Think you know the Himalayas? Well, it turns out leading scientists don’t either, as a new study reveals that the iconic mountains did not reach their dizzying heights in the way we previously thought they did.
Considered the tallest point on Earth, Mount Everest – the tallest in the Asian mountain range – sits at 8,849m high (29,032 feet).
But scientists have worked out the height of the mountains before the tectonic collision previously thought to have caused their sudden surge upwards. They found that, while the collision made them taller, the Himalayas were already tall – and no-one knows why.
“Experts have long thought that it takes a massive tectonic collision, on the order of continent-to-continent scale, to produce the sort of uplift required to produce Himalaya-scale elevations,” said the study’s first author Daniel Ibarra, now assistant professor at Brown University, USA.
“This study disproves that and sends the field in some interesting new directions.”
Published in the journal Nature Geoscience, the study describes how scientists at Stanford Doerr School of Sustainability, USA, collaborated with scientists from China University of Geosciences.
Together, they discovered a new way to measure the past altitudes of sedimentary rocks – inspired by an existing technique used to examine meteorites.
What they found was that the Himalayan mountains, sitting at the edges of tectonic plates, were already high before the collision happened – at around 3.5km tall (2.2 miles). This means they were a lot higher than previously thought – already more than 60 per cent of their present-day height, in fact.
“This new understanding could reshape theories about past climate and biodiversity,” said Ibarra.
The researchers took what they knew about the processes that change the climate around mountains, and applied this knowledge to measure the mountains' altitude.
On the leeward (or downwind) side of mountains warm air rises and cools, condensing into rain and snow.

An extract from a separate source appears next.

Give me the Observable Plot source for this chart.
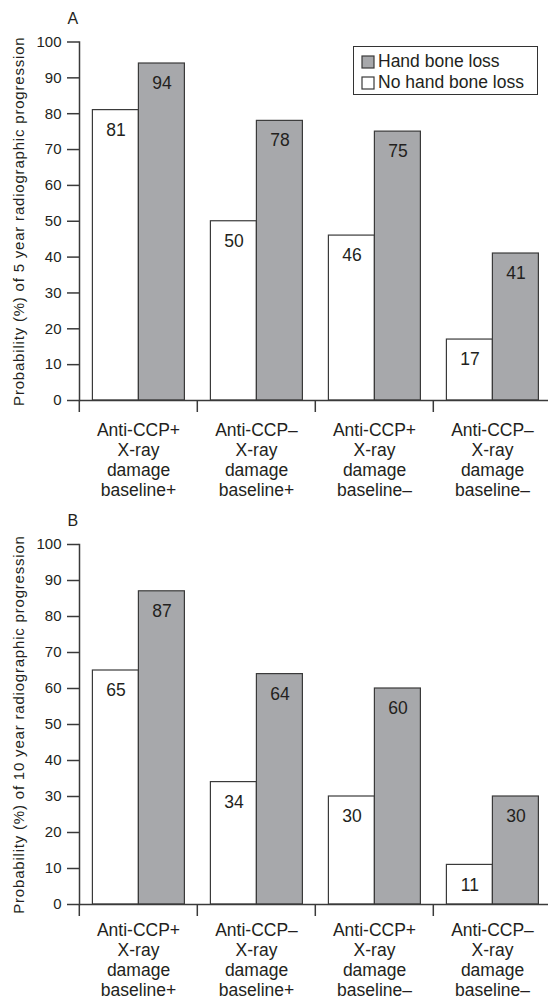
<!DOCTYPE html>
<html><head><meta charset="utf-8">
<script src="https://cdn.jsdelivr.net/npm/d3@7"></script>
<script src="https://cdn.jsdelivr.net/npm/@observablehq/plot@0.6"></script>
<style>
body{margin:0;background:#fff;font-family:"Liberation Sans",Arial,sans-serif;}
#wrap{position:relative;width:548px;height:1001px;overflow:hidden}
#wrap svg{display:block;overflow:visible}
[aria-label="y-axis label"] text{letter-spacing:0.8px}
#legendBox{position:absolute;left:353px;top:46px;width:185px;height:49px;box-sizing:border-box;border:1.5px solid #333;background:#fff;padding:4px 0 0 8px}
</style>
</head><body>
<div id="wrap"><div id="legendBox"></div></div>
<script>
const groups = [
  "Anti-CCP+\nX-ray\ndamage\nbaseline+",
  "Anti-CCP–\nX-ray\ndamage\nbaseline+",
  "Anti-CCP+\nX-ray\ndamage\nbaseline–",
  "Anti-CCP–\nX-ray\ndamage\nbaseline–"
];
const series = ["No hand bone loss", "Hand bone loss"];
const legendOrder = ["Hand bone loss", "No hand bone loss"];
const noLoss5 = [81, 50, 46, 17];
const loss5 = [94, 78, 75, 41];
const noLoss10 = [65, 34, 30, 11];
const loss10 = [87, 64, 60, 30];
const yTicks = [0, 10, 20, 30, 40, 50, 60, 70, 80, 90, 100];
const panelLetters = ["A", "B"];
const yLabels = [
  "Probability (%) of 5 year radiographic progression",
  "Probability (%) of 10 year radiographic progression"
];

const WHITE = "#ffffff", GRAY = "#a7a8ab", INK = "#231f20", LINE = "#3a3a3a";

function panel(noLoss, loss, letter, ylabel, height, mt, mb, labelPad) {
  const data = groups.flatMap((g, i) => [
    {group: g, series: series[0], value: noLoss[i]},
    {group: g, series: series[1], value: loss[i]}
  ]);
  return Plot.plot({
    width: 548, height, marginTop: mt, marginBottom: mb, marginLeft: 78.6, marginRight: -4,
    style: {fontFamily: "'Liberation Sans', Arial, sans-serif", color: INK, background: "transparent"},
    fx: {domain: groups, padding: 0},
    x: {domain: series, paddingInner: 0, paddingOuter: 0.273, axis: null},
    y: {domain: [0, 100]},
    color: {domain: series, range: [WHITE, GRAY]},
    marks: [
      Plot.barY(data, {fx: "group", x: "series", y: "value", fill: "series", stroke: LINE, strokeWidth: 1.2}),
      Plot.text(data, {fx: "group", x: "series", y: "value", text: d => String(d.value), dy: 20, fontSize: 17.5, fill: INK}),
      Plot.ruleY([0], {stroke: LINE, strokeWidth: 1.5}),
      Plot.frame({anchor: "left", facetAnchor: "left", stroke: LINE, strokeWidth: 1.5}),
      Plot.axisY({ticks: yTicks, tickSize: 12, tickPadding: 6, fontSize: 15, stroke: LINE, strokeWidth: 1.5,
        label: ylabel, labelAnchor: "center", labelArrow: false, labelOffset: 66}),
      Plot.axisFx({anchor: "bottom", tickSize: 12, text: null, dx: -59.2, stroke: LINE, strokeWidth: 1.5, label: null}),
      Plot.axisFx({anchor: "bottom", tickSize: 0, tickPadding: labelPad, fontSize: 17.5, lineHeight: 1.143, label: null}),
      Plot.text([letter], {fx: [groups[0]], text: d => d, frameAnchor: "top-left", dx: -12, dy: -23.5,
        lineAnchor: "middle", textAnchor: "start", fontSize: 16, fill: INK})
    ]
  });
}

const wrap = document.getElementById("wrap");
wrap.appendChild(panel(noLoss5, loss5, panelLetters[0], yLabels[0], 500, 41.5, 100, 21));
wrap.appendChild(panel(noLoss10, loss10, panelLetters[1], yLabels[1], 501, 44, 97, 17));

const leg = Plot.legend({
  color: {domain: legendOrder, range: [GRAY, WHITE]},
  legend: "swatches", columns: 1, swatchSize: 12, className: "lg",
  style: {fontSize: "17.5px", fontFamily: "'Liberation Sans', Arial, sans-serif", color: INK, margin: 0}
});
document.getElementById("legendBox").appendChild(leg);
</script>
<style>
.lg-swatch{line-height:21px;margin:0 !important;padding:0 !important;height:21px;display:flex;align-items:center}
.lg-swatch svg{overflow:visible;margin-right:4px !important}
.lg-swatch svg rect{stroke:#3a3a3a;stroke-width:1.2px}
</style>
</body></html>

This means the other side is dry – often known as the ‘rain shadow’ – making deserts common here.
But as the warm air rises, the chemical composition of its rain changes. Heavier isotopes (variations of elements like oxygen that contain more neutrons) drop out of the clouds first. The rain sheds lighter isotopes, meanwhile, nearer the mountaintops.
The clues lie in the rocks: the scientists measured the Himalayan rocks' isotopic composition to determine their ancient altitude in an analysis that took three years.
“There are maybe eight labs in the world that can do this analysis,” said Page Chamberlain, professor of Earth and planetary sciences and senior author of the study.
The findings are of high interest to climate modellers. The study of mountains is interlinked with climate studies, as weather and the plants and animals that live there shift according to the mountains’ formation and structure.
The results mean that ancient climate models around the Himalayas will need to be recalibrated – perhaps leading to new theories on the ancient climate of Southern Tibet.
Other well-known mountain ranges like the Andes and the Sierra Nevada will likely be re-assessed too.